From the code block above, we can see that the function takes three parameters – only one of which is required. Let’s explore these parameters in a bit more detail:

  • arrays= accepts a sequence of array-like structures that are all of the same size
  • axis=0 accepts an optional integer. 0 indicates the first axis, while -1 indicates the last dimension
  • out=None provides the destination to place the resulting array, where the shape must match

Now that you have an understanding of how the function works, let’s take a look at some examples of how to use the function.

Stacking Arrays Row-Wise in NumPy

In this section, you’ll learn how to stack NumPy arrays row-wise. This means that you’re essentially concatenating arrays, array by array. By this, we stack our arrays along the 0th axis, which is the default parameter of the np.stack() function.

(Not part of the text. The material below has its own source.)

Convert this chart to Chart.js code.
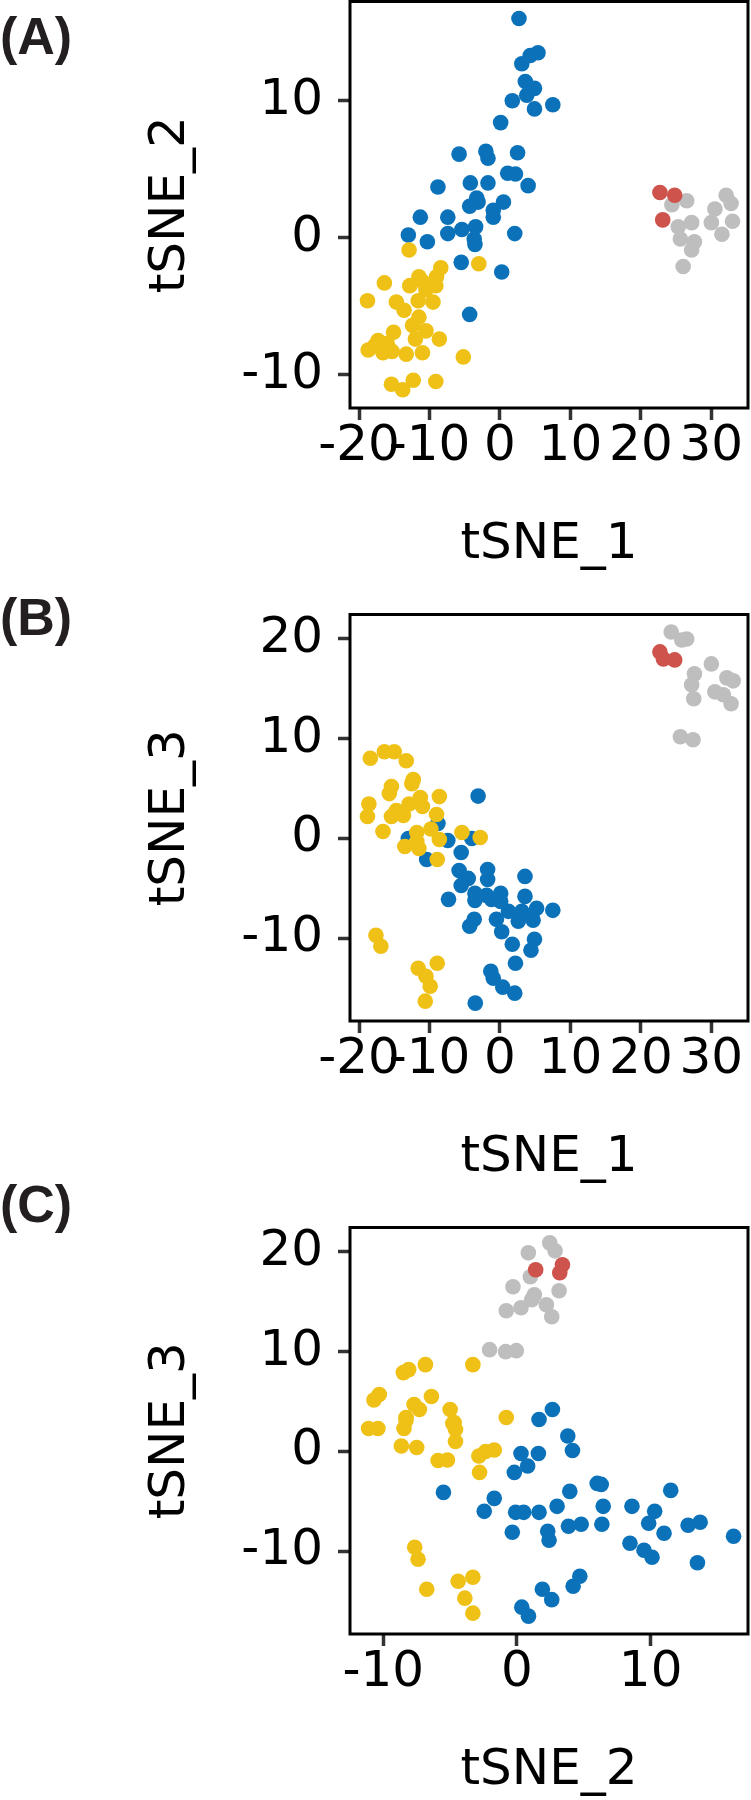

Let’s see what this looks like by looking at an example:

# Stacking NumPy Arrays Row-Wise
import numpy as np

arr1 = np.array([1, 2, 3])
arr2 = np.array([4, 5, 6])

stacked = np.stack(arrays=[arr1, arr2])
print(stacked)

# Returns:
# [[1 2 3]
#  [4 5 6]]

Let’s break down what our code above is doing:

  1. We created two arrays, arr1 and arr2 which contained the numbers 1-3 and 4-6 respectively
  2. We then created a new arr, stacked, which was the result of using the np.stack() function for the two arrays

By default, NumPy stacks the two arrays on the 0th axis. In this case, this means that we’re joining the two arrays in a row-wise manner. In the following section, you’ll learn how to modify the behavior of this and learn how to stack arrays along different axes.

Stacking Arrays Column-Wise in NumPy

In this section, you’ll learn how to stack arrays along different axes. We can think of this as stacking the arrays column-wise. This is better explained with an example. Let’s look at stacking our two arrays along the 1st axis:

# Stacking Arrays Column-Wise with np.stack()
import numpy as np

arr1 = np.array([1, 2, 3])
arr2 = np.array([4, 5, 6])

stacked = np.stack(arrays=[arr1, arr2], axis=1)

print(stacked)

# Returns:
# [[1 4]
#  [2 5]
#  [3 6]]

We can see that the arrays are stacked by each element, with resulting arrays containing the values from each “column” of the original arrays.

One of the great features of the np.stack() function that we can use is to stack the values along the last axis by passing in -1. In this case, our last axis is 1, but to be safe we can simply pass in -1. Let’s see what this looks like in practice:

# Stacking Arrays Along the Last Axis
import numpy as np

arr1 = np.array([1, 2, 3])
arr2 = np.array([4, 5, 6])

stacked = np.stack(arrays=[arr1, arr2], axis=-1)

print(stacked)

# Returns:
# [[1 4]
#  [2 5]
#  [3 6]]

In this case, this returns the same array. This allows us to execute our code more safely by ensuring that we use an axis that actually exists!

Conclusion

In this tutorial, you learned how to use the NumPy stack function, which allows you to join arrays along different axes. First, you learned how the syntax of the function works. Then, you learned how to use the function to join arrays along different axes. Finally, you learned how to safely join arrays by using the negative indexing, -1.